実はクレッグは、ある魔物の僕で、魔物を呼び寄せるために当地で準備を進めていた。魔物とはオリロック伯爵のことで、オリロック伯爵は、実は吸血鬼ノスフェラトゥだった。そんなことも知らずオリロック伯爵の城にやってきたトーマスは、奇妙な悪夢にうなされ、野犬に襲われて城から海に落下してしまう。トーマスが行方不明になり、不安なエレンだったが、夕方になると引きつけるような発作を起こすようになる。

 

心配したフリードリヒは、医師のジーフェルスの恩師でオカルト研究の大家フォン・フランツ教授に相談する。その頃、オリロック伯爵の体は土に埋められて船に乗せられ、エレンの住む街に向かっていた。船内ではペストが流行り始め、切れた船長がオリロック伯爵の荷物を壊そうとしたが、中から現れた魔物に噛み殺されてしまう。やがて、エレンの住む街に着いた船からは大量のネズミが現れる。

 

間も無くしてトーマスは瀕死の姿でエレンのところに戻ってくる。クレッグはオリロック伯爵の僕だと告げるがクレッグは留置場から逃亡してしまう。

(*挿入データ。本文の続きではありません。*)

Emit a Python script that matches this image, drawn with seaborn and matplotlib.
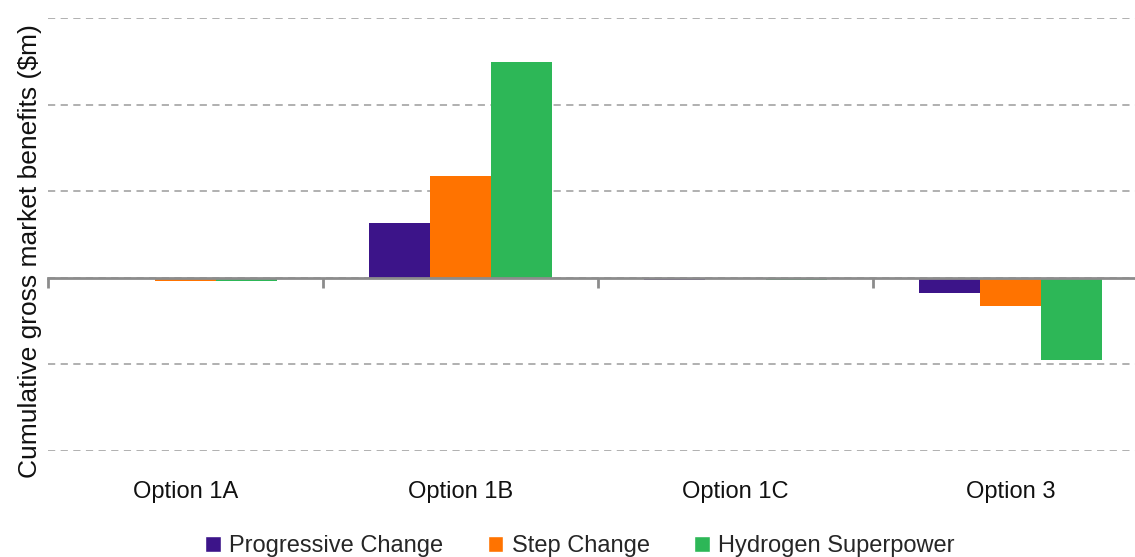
import pandas as pd
import matplotlib.pyplot as plt
import seaborn as sns
from matplotlib.patches import Patch

# values ($m), grid step assumed 100
options = ["Option 1A", "Option 1B", "Option 1C", "Option 3"]
scenarios = ["Progressive Change", "Step Change", "Hydrogen Superpower"]
progressive = [0, 63, -2.5, -18]
step = [-4, 118, -1.5, -32]
hydrogen = [-4, 249, -2.5, -95]
colors = ["#3C1489", "#FF7300", "#2DB757"]

rows = []
for s, vals in zip(scenarios, [progressive, step, hydrogen]):
    for o, v in zip(options, vals):
        rows.append({"option": o, "scenario": s, "value": v})
df = pd.DataFrame(rows)

sns.set_theme(style="white")
plt.rcParams["font.family"] = ["Liberation Sans", "DejaVu Sans"]

fig = plt.figure(figsize=(11.35, 5.57), dpi=100)
ax = fig.add_axes([48 / 1135, 1 - 451 / 557, (1135 - 48) / 1135, (451 - 18) / 557])

sns.barplot(data=df, x="option", y="value", hue="scenario", palette=colors,
            width=0.667, saturation=1, linewidth=0, ax=ax, legend=False)

ax.set_yticks([-200, -100, 0, 100, 200, 300])
ax.set_yticklabels([])
ax.tick_params(axis="y", length=0)
ax.yaxis.grid(True, linestyle=(0, (4, 3)), color="#aaaaaa", linewidth=1.3)
ax.set_axisbelow(True)

for side in ["top", "right", "left"]:
    ax.spines[side].set_visible(False)
ax.spines["bottom"].set_position(("data", 0))
ax.spines["bottom"].set_color("#8c8c8c")
ax.spines["bottom"].set_linewidth(2)
ax.spines["bottom"].set_zorder(5)

ax.set_xticks(range(len(options)))
ax.set_xticklabels(options, fontsize=17)
ax.set_xticks([-0.5, 0.5, 1.5, 2.5], minor=True)
ax.tick_params(axis="x", which="major", length=0, pad=146, labelcolor="#111111")
ax.tick_params(axis="x", which="minor", bottom=True, length=7, width=2,
               color="#8c8c8c", direction="out")
ax.set_ylim(-200, 300)
ax.set_xlim(-0.5, -0.5 + (1135 - 48) / 275)
ax.set_xlabel("")
ax.set_ylabel("Cumulative gross market benefits ($m)", fontsize=19, color="#111111")
ax.yaxis.set_label_coords(-6 / 1087, 0.462)

handles = [Patch(facecolor=c, label=s) for c, s in zip(colors, scenarios)]
fig.legend(handles=handles, loc="center", bbox_to_anchor=(580 / 1135, 1 - 546 / 557),
           ncol=3, frameon=False, fontsize=17, handlelength=0.65, handleheight=0.65,
           handletextpad=0.35, columnspacing=1.9)

fig.savefig("out.png", dpi=100)
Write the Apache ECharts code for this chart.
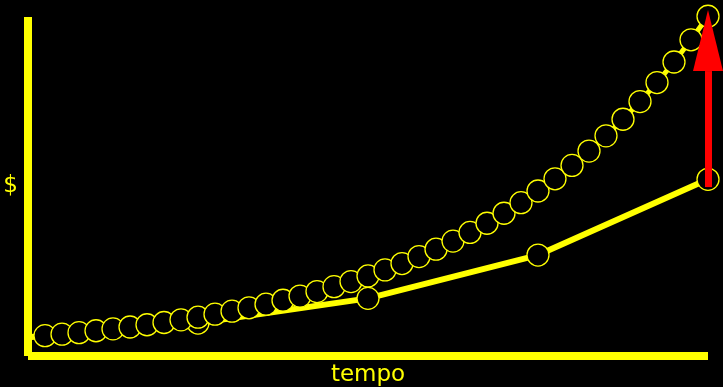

一人眠るエレンのところにノスフェラトゥが現れ、三日の間、エレンの愛する人を犠牲にしながらエレンの元に現れると約束する。そして第一夜、アンナが襲われ、第二夜アンナの娘二人が殺されてアンナも命を引き取る。フォン・フランツ教授らはジーフェルスやトーマスとノスフェラトゥの邸宅を襲うが時すでに遅くノスフェラトゥはエレンの元に現れていた。

 

エレンは自分を犠牲にしてノスフェラトゥを夜明けの鶏の第一声まで引き止める覚悟を決めてノスフェラトゥに身を任せる。やがてエレンを愛したノスフェラトゥは、夜明けの声に気が付かず、太陽の光で命を失うが、エレンもまた、駆けつけたトーマスの前で死んでしまう。こうして映画は終わる。

 

一つ一つの画面が非常に絵画的で美しいし、モノクロに近い色調に抑えた映像も恐怖感を煽る。物語はロマンティックで物悲しさが漂うのだが、少々殺戮シーンがグロテスクなので、物悲しさより嫌悪感の方がすぐる場面があるのはちょっと勿体無い気もします。でもなかなかのクオリティの一本でした。